My 2017 word is "rhythm."
The last few months have been chaotic. I haven't been eating breakfast. I haven't been cooking or cleaning my house. I wake up in the middle of the night and drink leftover sweet tea because I'm thirsty, and then the sugar jumpstarts my heartbeat and I trip over my shoes and curse the universe.
I'm bad at routine, except for the parts that aren't healthy. I get angry when someone interrupts my sitting on the couch checking Instagram and half paying attention to Netflix time. But you want to go out for a drink during the hour I'm supposed to go to meditation? I'm down.
I don't know how to be in rhythm.
It is messing with my mind now. I'm angry for no reason and I have a hard time figuring out what are important tasks and what aren't.

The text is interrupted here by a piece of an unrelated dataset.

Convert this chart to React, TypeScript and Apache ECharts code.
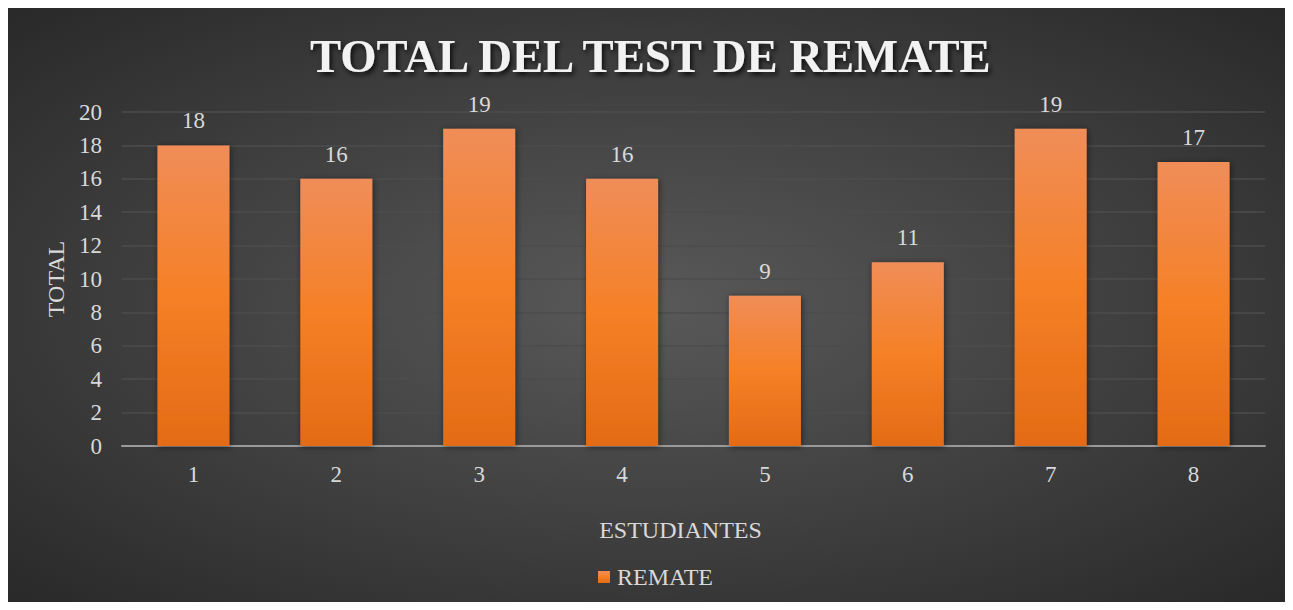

There are so many notifications going off and the dog is asking me to fix his fence so he can play outside without the leash and I'm staring at unfinished books, both my own books and reading others.
I have too many ideas and not enough focus.
Today, my rhythm is a cup of coffee.
Here is my formula for rhythm:
1. Make Arabic Coffee and let the smell remind you of far away places.
2. Water your plants and clip a few leaves for tea.
3. Run your fingers over the ears of a sleeping dog beside you.
Later, when you take the dog out on the leash, let him linger over the scent in a weedy patch of grass, turn your face to the night sky and breathe.